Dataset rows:
== == ==
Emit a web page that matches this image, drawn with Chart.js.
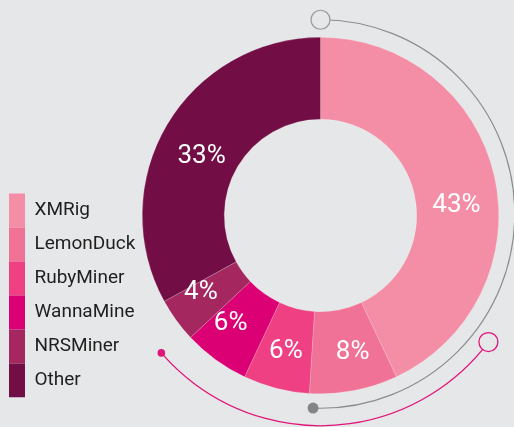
<!DOCTYPE html>
<html>
<head>
<meta charset="utf-8">
<script src="https://cdn.jsdelivr.net/npm/chart.js@4/dist/chart.umd.min.js"></script>
<style>
	body { margin: 0; background: #e6e7e8; }
	#wrap { width: 514px; height: 427px; position: relative; }
</style>
</head>
<body>
<div id="wrap"><canvas id="myChart"></canvas></div>
<script>
	// data
	const miners = ['XMRig', 'LemonDuck', 'RubyMiner', 'WannaMine', 'NRSMiner', 'Other'];
	const shares = [43, 8, 6, 6, 4, 33];
	const sliceColors = ['#f48ea6', '#f07297', '#ee4082', '#db0074', '#a4275f', '#720e45'];

	// small hand nudges for the % labels (x, y)
	const labelShift = [[0, 20], [6, 0], [0, 1], [-8, -5], [-7, -5], [1, 12]];

	// legend: widen so the donut sits where it should, and drop it a bit
	const legendTweak = {
		id: 'legendTweak',
		beforeInit(chart) {
			const legend = chart.legend;
			const fit = legend.fit;
			legend.fit = function() {
				fit.call(this);
				this.width = 133;
			};
			const draw = legend.draw;
			legend.draw = function() {
				const ctx = this.ctx;
				ctx.save();
				ctx.translate(0, 3.5);
				draw.call(this);
				ctx.restore();
			};
		}
	};

	// decorative arcs around the donut
	const ringDeco = {
		id: 'ringDeco',
		beforeDatasetsDraw(chart) {
			const arc = chart.getDatasetMeta(0).data[0];
			if (!arc) return;
			const ctx = chart.ctx;
			const cx = arc.x, cy = arc.y, R = arc.outerRadius;
			const deg = Math.PI / 180;
			ctx.save();

			// grey one
			const gy = cy - 1.5, gr = R + 16;
			ctx.strokeStyle = '#8c8c8c';
			ctx.lineWidth = 1.2;
			ctx.beginPath();
			ctx.arc(cx, gy, gr, -90 * deg, 92.2 * deg);
			ctx.stroke();
			ctx.beginPath();
			ctx.arc(cx, gy - gr, 9.5, 0, 2 * Math.PI);
			ctx.fillStyle = '#e6e7e8';
			ctx.fill();
			ctx.strokeStyle = '#999';
			ctx.stroke();
			ctx.beginPath();
			ctx.arc(cx + gr * Math.cos(92.2 * deg), gy + gr * Math.sin(92.2 * deg), 5.5, 0, 2 * Math.PI);
			ctx.fillStyle = '#858585';
			ctx.fill();

			// pink one
			const pr = R + 32;
			ctx.strokeStyle = '#e0157a';
			ctx.lineWidth = 1.3;
			ctx.beginPath();
			ctx.arc(cx, cy, pr, 37 * deg, 139.2 * deg);
			ctx.stroke();
			ctx.beginPath();
			ctx.arc(cx + pr * Math.cos(37 * deg), cy + pr * Math.sin(37 * deg), 9.5, 0, 2 * Math.PI);
			ctx.fillStyle = '#e6e7e8';
			ctx.fill();
			ctx.stroke();
			ctx.beginPath();
			ctx.arc(cx + pr * Math.cos(139.2 * deg), cy + pr * Math.sin(139.2 * deg), 3.8, 0, 2 * Math.PI);
			ctx.fillStyle = '#e0157a';
			ctx.fill();
			ctx.restore();
		}
	};

	// % labels inside the ring
	const pctLabels = {
		id: 'pctLabels',
		afterDatasetsDraw(chart) {
			const ctx = chart.ctx;
			const values = chart.data.datasets[0].data;
			const total = values.reduce((a, b) => a + b, 0);
			ctx.save();
			ctx.fillStyle = '#ffffff';
			ctx.font = '26px Roboto';
			ctx.textAlign = 'center';
			ctx.textBaseline = 'middle';
			chart.getDatasetMeta(0).data.forEach(function(arc, i) {
				const mid = (arc.startAngle + arc.endAngle) / 2;
				const r = (arc.innerRadius + arc.outerRadius) / 2 + 2;
				const x = arc.x + r * Math.cos(mid) + labelShift[i][0];
				const y = arc.y + r * Math.sin(mid) + labelShift[i][1];
				ctx.fillText(Math.round(values[i] / total * 100) + '%', x, y);
			});
			ctx.restore();
		}
	};

	const data = {
		labels: miners,
		datasets: [{
			data: shares,
			backgroundColor: sliceColors,
			borderColor: 'rgba(255, 255, 255, 0.35)',
			borderWidth: 0.5
		}]
	};

	const config = {
		type: 'doughnut',
		data,
		options: {
			responsive: true,
			maintainAspectRatio: false,
			animation: false,
			cutout: '54%',
			layout: {
				padding: { left: 9, top: 37, right: 15, bottom: 33 }
			},
			plugins: {
				tooltip: { enabled: false },
				legend: {
					position: 'left',
					align: 'end',
					labels: {
						boxWidth: 16,
						boxHeight: 34,
						padding: 0,
						color: '#1f1f1f',
						font: { family: 'Roboto', size: 19 },
						generateLabels: chart => Chart.overrides.doughnut.plugins.legend.labels
							.generateLabels(chart).map(l => Object.assign(l, { lineWidth: 0 }))
					}
				}
			}
		},
		plugins: [legendTweak, ringDeco, pctLabels]
	};

	const myChart = new Chart(document.getElementById('myChart'), config);
</script>
</body>
</html>
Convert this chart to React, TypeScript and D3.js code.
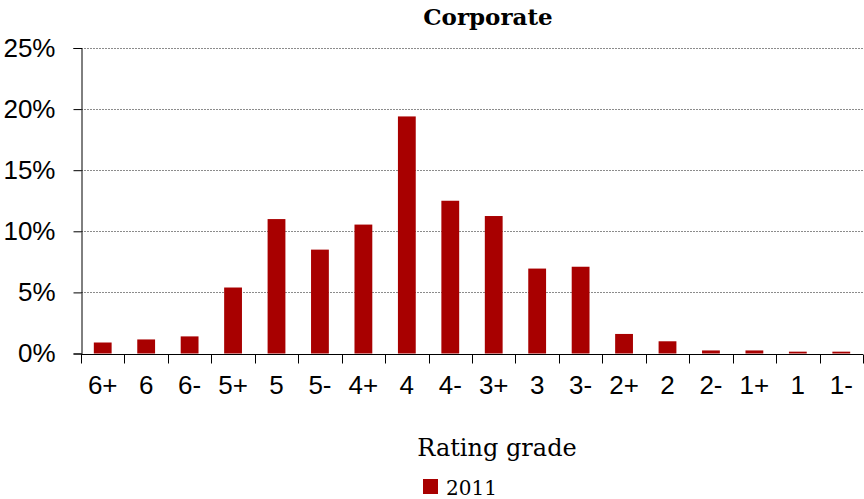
import React, { useRef, useEffect } from 'react';
import * as d3 from 'd3';

const grades = ['6+', '6', '6-', '5+', '5', '5-', '4+', '4', '4-', '3+', '3', '3-', '2+', '2', '2-', '1+', '1', '1-'];
const share2011 = [0.9, 1.15, 1.4, 5.4, 11.0, 8.5, 10.55, 19.4, 12.5, 11.25, 6.95, 7.1, 1.6, 1.0, 0.25, 0.25, 0.15, 0.15];
const yTicks = [0, 5, 10, 15, 20, 25];
const seriesName = '2011';

const App: React.FC = () => {
  const svgRef = useRef<SVGSVGElement | null>(null);

  useEffect(() => {
    const width = 864;
    const height = 499;
    const m = { left: 81, right: 1, top: 48, bottom: 145 };

    const svg = d3.select(svgRef.current!)
      .attr('width', width)
      .attr('height', height);
    svg.selectAll('*').remove();

    const x = d3.scaleBand<string>()
      .domain(grades)
      .range([m.left, width - m.right])
      .paddingInner(0.59)
      .paddingOuter(0.295);

    const y = d3.scaleLinear()
      .domain([0, 25])
      .range([height - m.bottom - 0.5, m.top]);

    // gridlines
    svg.append('g')
      .selectAll('line')
      .data(yTicks.filter((t) => t > 0))
      .enter()
      .append('line')
      .attr('x1', m.left)
      .attr('x2', width - m.right)
      .attr('y1', (d) => Math.round(y(d)) + 0.5)
      .attr('y2', (d) => Math.round(y(d)) + 0.5)
      .attr('stroke', '#8c8c8c')
      .attr('stroke-width', 1)
      .attr('stroke-dasharray', '2,1');

    // bars
    svg.append('g')
      .selectAll('rect')
      .data(share2011)
      .enter()
      .append('rect')
      .attr('x', (d, i) => x(grades[i])!)
      .attr('y', (d) => y(d))
      .attr('width', x.bandwidth())
      .attr('height', (d) => y(0) - y(d))
      .attr('fill', '#a80000');

    // y axis
    const yAxis = svg.append('g')
      .attr('transform', `translate(${m.left + 0.5},0)`)
      .call(
        d3.axisLeft(y)
          .tickValues(yTicks)
          .tickSize(8)
          .tickPadding(18)
          .tickFormat((d) => `${d}%`)
      );
    yAxis.select('.domain').attr('stroke', '#000');
    yAxis.selectAll('.tick line').attr('stroke', '#000');
    yAxis.selectAll('.tick text')
      .attr('font-family', '"Liberation Sans", Arial, sans-serif')
      .attr('font-size', 26)
      .attr('fill', '#000');

    // x axis line and ticks at category boundaries
    const baseY = Math.round(y(0)) + 0.5;
    const step = x.step();
    const xs = x.range();
    svg.append('line')
      .attr('x1', m.left)
      .attr('x2', xs[1])
      .attr('y1', baseY)
      .attr('y2', baseY)
      .attr('stroke', '#000');
    svg.append('g')
      .selectAll('line')
      .data(d3.range(grades.length + 1))
      .enter()
      .append('line')
      .attr('x1', (i) => Math.round(xs[0] + i * step) + 0.5)
      .attr('x2', (i) => Math.round(xs[0] + i * step) + 0.5)
      .attr('y1', baseY)
      .attr('y2', baseY + 9)
      .attr('stroke', '#000');

    svg.append('g')
      .selectAll('text')
      .data(grades)
      .enter()
      .append('text')
      .attr('x', (d) => x(d)! + x.bandwidth() / 2)
      .attr('y', baseY + 39)
      .attr('text-anchor', 'middle')
      .attr('font-family', '"Liberation Sans", Arial, sans-serif')
      .attr('font-size', 26)
      .text((d) => d);

    // title
    svg.append('text')
      .attr('x', 488)
      .attr('y', 25)
      .attr('text-anchor', 'middle')
      .attr('font-family', '"DejaVu Serif", serif')
      .attr('font-weight', 'bold')
      .attr('font-size', 23)
      .text('Corporate');

    // axis title
    svg.append('text')
      .attr('x', 497)
      .attr('y', 456)
      .attr('text-anchor', 'middle')
      .attr('font-family', '"DejaVu Serif", serif')
      .attr('font-size', 24)
      .text('Rating grade');

    // legend
    const lg = svg.append('g').attr('transform', 'translate(423,479)');
    lg.append('rect')
      .attr('width', 15)
      .attr('height', 15)
      .attr('fill', '#a80000');
    lg.append('text')
      .attr('x', 23)
      .attr('y', 16)
      .attr('font-family', '"DejaVu Serif", serif')
      .attr('font-size', 20)
      .text(seriesName);
  }, []);

  return <svg ref={svgRef} style={{ position: 'absolute', left: 0, top: 0, background: '#fff' }}></svg>;
};

export default App;
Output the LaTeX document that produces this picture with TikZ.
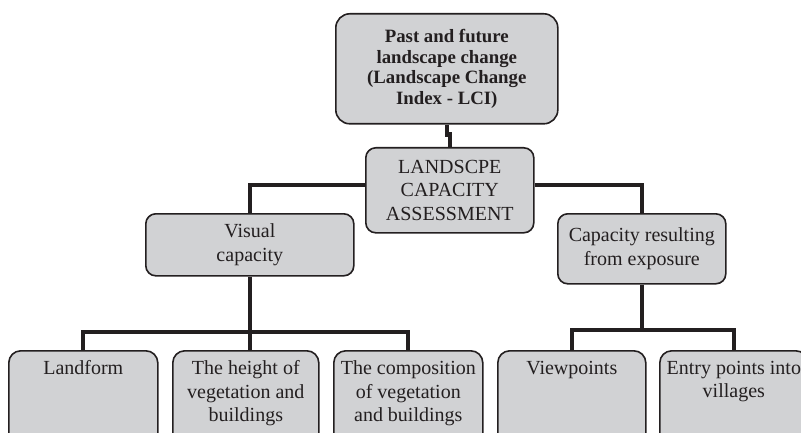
\documentclass[tikz,border=0pt]{standalone}
\usepackage{fontspec}
\setmainfont{Liberation Serif}
\usepackage{tikz}

\definecolor{boxgray}{RGB}{209,210,212}
\definecolor{inkgray}{RGB}{35,31,32}

\tikzset{
    boxbase/.style={draw=inkgray, fill=boxgray, line width=1.6pt, anchor=north west,
        inner sep=0pt, text=inkgray, font=\fontsize{20}{23.5}\selectfont},
    box/.style={boxbase, align=center, rounded corners=10pt},
    leaf/.style={boxbase, rounded corners=12pt, minimum width=#1, inner ysep=10pt,
        execute at begin node={\begin{minipage}[t][80pt][t]{140pt}\centering},
        execute at end node={\end{minipage}}},
    link/.style={draw=inkgray, line width=4.3pt},
}

\begin{document}
\begin{tikzpicture}[x=1pt,y=-1pt]
    \useasboundingbox (0,0) rectangle (801,433);
    \clip (0,0) rectangle (801,433);

    % upper part of the tree
    \node[box, rounded corners=14pt, minimum width=222pt, minimum height=110pt,
        font=\fontsize{18.8}{20.8}\selectfont\bfseries] (past) at (335,13)
        {Past and future\\landscape change\\(Landscape Change\\Index - LCI)};
    \node[box, minimum width=168pt, minimum height=85pt] (lca) at (365,147)
        {LANDSCPE\\CAPACITY\\ASSESSMENT};
    \node[box, minimum width=208pt, minimum height=62pt] (vis) at (145,213)
        {Visual\\capacity};
    \node[box, minimum width=168pt, minimum height=70pt] (cap) at (557,213)
        {Capacity resulting\\from exposure};

    % bottom row
    \foreach \nm/\xx/\bw/\txt in {landform/8/149/Landform,
        height/172/146/{The height of\\vegetation and\\buildings},
        comp/333/149/{The composition\\of vegetation\\and buildings},
        view/497/148/Viewpoints,
        entry/659/148/{Entry points into\\villages}} {
        \node[leaf=\bw pt] (\nm) at (\xx,350) {\txt};
    }

    % connectors
    \draw[link] (past.south) -- ++(0,10) -| (lca.north);
    \draw[link] ([yshift=5pt]lca.west) -| (vis.north);
    \draw[link] ([yshift=5pt]lca.east) -| (cap.north);
    \draw[link] (vis.south) -- (vis.south |- height.north);
    \draw[link] (landform.north) -- ++(0,-18) -| (comp.north);
    \draw[link] (cap.south) -- ([yshift=20pt]cap.south |- view.north);
    \draw[link] (view.north) -- ++(0,-20) -| (entry.north);
\end{tikzpicture}
\end{document}
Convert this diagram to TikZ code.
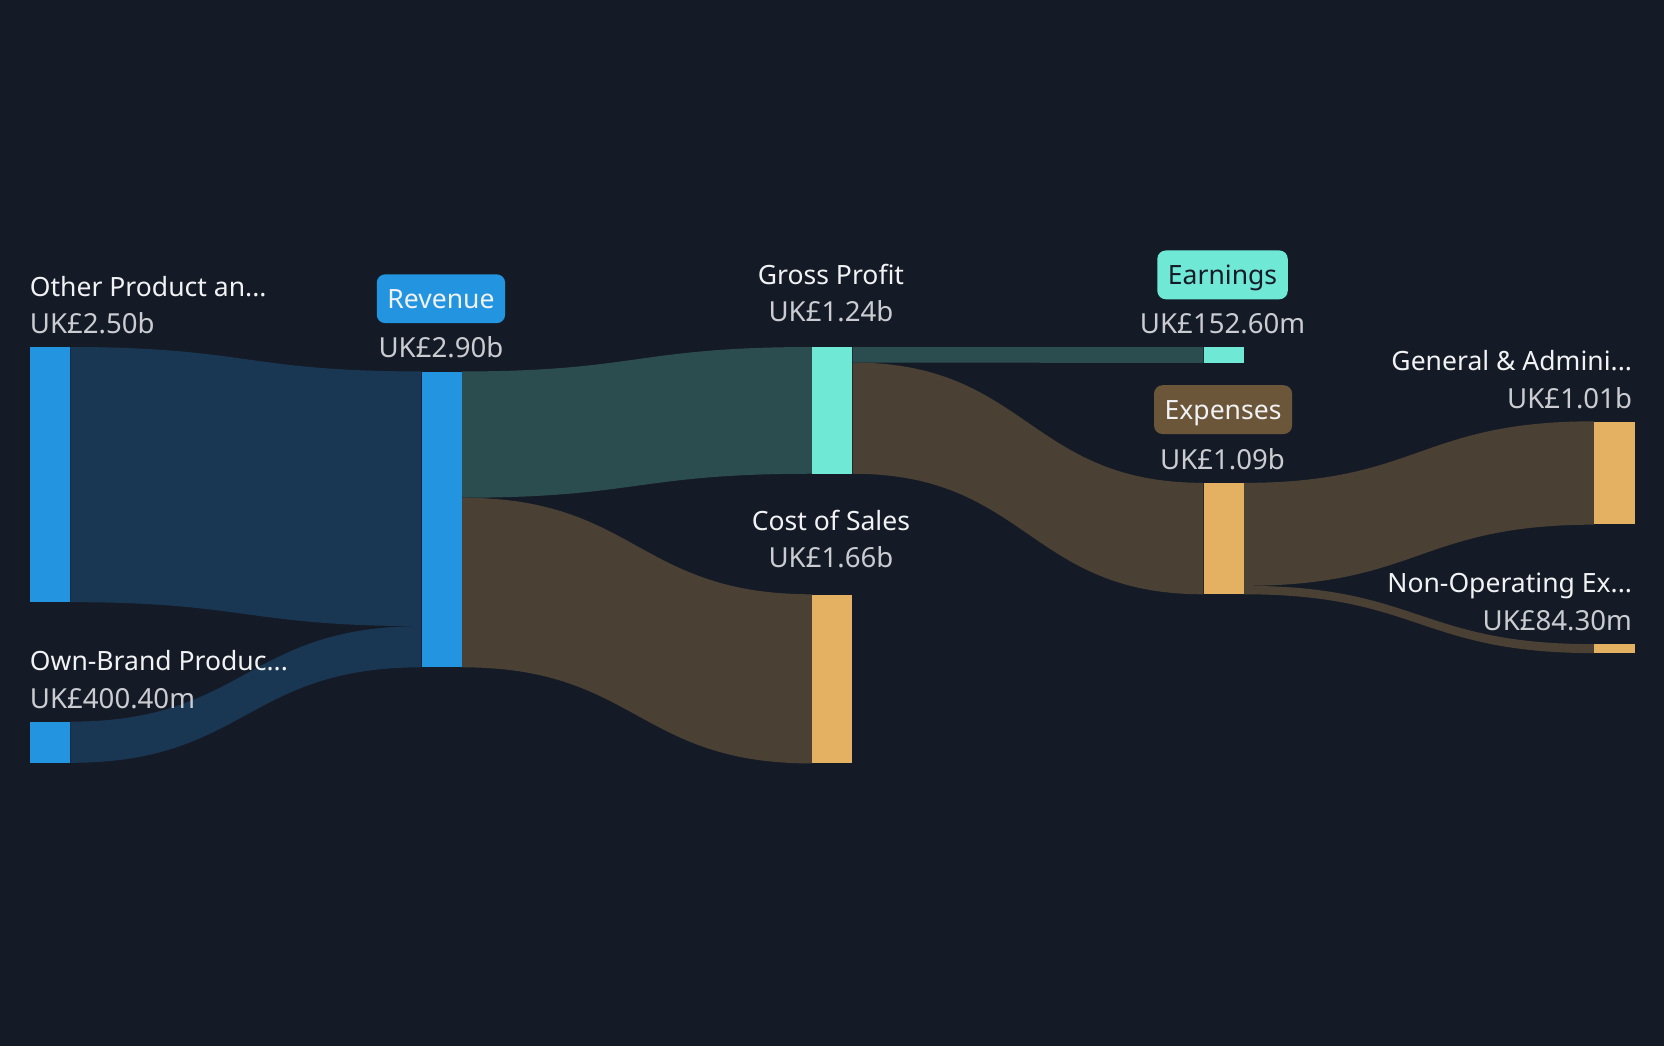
\documentclass[tikz,border=0pt]{standalone}
\usepackage{fontspec}
\setmainfont{Noto Sans}
\usetikzlibrary{calc,positioning}

\definecolor{bg}{HTML}{151B26}
\definecolor{blu}{HTML}{2394DF}
\definecolor{bluflow}{HTML}{193753}
\definecolor{teal}{HTML}{6FE8D5}
\definecolor{tealflow}{HTML}{2C4D50}
\definecolor{ochre}{HTML}{E4B062}
\definecolor{brownflow}{HTML}{4A4034}
\definecolor{brownbox}{HTML}{6B5639}
\definecolor{labtxt}{HTML}{F1F2F4}
\definecolor{valtxt}{HTML}{CACCD1}

\tikzset{
  bar/.style={rectangle, inner sep=0, minimum width=38, anchor=north west},
  lab/.style={text=labtxt, inner sep=0, font=\fontsize{25}{29}\selectfont},
  val/.style={text=valtxt, inner sep=0, font=\fontsize{26}{30}\selectfont},
  tag/.style={rounded corners=8, inner xsep=10, inner ysep=0, text height=18, text depth=0,
    minimum height=46, font=\fontsize{25}{29}\selectfont}
}

% band between two bars: #1,#2 top/bottom at source, #3,#4 top/bottom at target
\newcommand\flowband[5]{%
  \path ($(#1)!.5!(#3)$) coordinate (mid);
  \fill[#5] (#1) .. controls (mid |- #1) and (mid |- #3) .. (#3)
    -- (#4) .. controls (mid |- #4) and (mid |- #2) .. (#2) -- cycle;}

\begin{document}
\begin{tikzpicture}[x=1pt,y=-1pt]
	\fill[bg] (0,0) rectangle (1568,986);
	\useasboundingbox (0,0) rectangle (1568,986);
	% bars
	\node[bar,fill=blu,minimum height=240] (oth) at (28,327) {};
	\node[bar,fill=blu,minimum height=38.4] (own) at (28,680) {};
	\node[bar,fill=blu,minimum height=278.4] (rev) at (397,350) {};
	\node[bar,fill=teal,minimum height=119] (gp) at (765,327) {};
	\node[bar,fill=ochre,minimum height=159] (cos) at (765,560) {};
	\node[bar,fill=teal,minimum height=14.6] (earn) at (1134,327) {};
	\node[bar,fill=ochre,minimum height=104.6] (exp) at (1134,455) {};
	\node[bar,fill=ochre,minimum height=97] (ga) at (1502,397) {};
	\node[bar,fill=ochre,minimum height=8] (non) at (1502,607) {};
	% split points
	\coordinate (r1) at ($(rev.north west)+(0,240)$);
	\coordinate (r2) at ($(rev.north east)+(0,119)$);
	\coordinate (g1) at ($(gp.north east)+(0,14.6)$);
	\coordinate (e1) at ($(exp.north east)+(0,97)$);
	% flows
	\flowband{oth.north east}{oth.south east}{rev.north west}{r1}{bluflow}
	\flowband{own.north east}{own.south east}{r1}{rev.south west}{bluflow}
	\flowband{rev.north east}{r2}{gp.north west}{gp.south west}{tealflow}
	\flowband{r2}{rev.south east}{cos.north west}{cos.south west}{brownflow}
	\flowband{gp.north east}{g1}{earn.north west}{earn.south west}{tealflow}
	\flowband{g1}{gp.south east}{exp.north west}{exp.south west}{brownflow}
	\flowband{exp.north east}{e1}{ga.north west}{ga.south west}{brownflow}
	\flowband{e1}{exp.south east}{non.north west}{non.south west}{brownflow}
	% labels
	\node[lab,anchor=base west] (othname) at (28,279) {Other Product an...};
	\node[val,anchor=base west] (othval) at (28,314) {UK£2.50b};
	\node[lab,anchor=base west] (ownname) at (28,632) {Own-Brand Produc...};
	\node[val,anchor=base west] (ownval) at (28,668) {UK£400.40m};
	\node[tag,fill=blu,text=labtxt] (revtag) at (415.5,281.5) {Revenue};
	\node[val,anchor=base] (revval) at (415.5,337) {UK£2.90b};
	\node[lab,anchor=base] (gpname) at (783,268) {Gross Profit};
	\node[val,anchor=base] (gpval) at (783,303) {UK£1.24b};
	\node[lab,anchor=base] (cosname) at (783,500) {Cost of Sales};
	\node[val,anchor=base] (cosval) at (783,535) {UK£1.66b};
	\node[tag,fill=teal,text=bg] (earntag) at (1152,259) {Earnings};
	\node[val,anchor=base] (earnval) at (1152,314) {UK£152.60m};
	\node[tag,fill=brownbox,text=labtxt] (exptag) at (1152.5,386) {Expenses};
	\node[val,anchor=base] (expval) at (1152,442) {UK£1.09b};
	\node[lab,anchor=base east] (ganame) at (1538,349) {General \& Admini...};
	\node[val,anchor=base east] (gaval) at (1538,385) {UK£1.01b};
	\node[lab,anchor=base east] (nonname) at (1538,558) {Non-Operating Ex...};
	\node[val,anchor=base east] (nonval) at (1538,594) {UK£84.30m};
\end{tikzpicture}
\end{document}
== == ==
EXERCISE:
Copy all lines from the material that include "code".

EXERCISE RESULT:
Convert this chart to React, TypeScript and D3.js code.
Convert this diagram to TikZ code.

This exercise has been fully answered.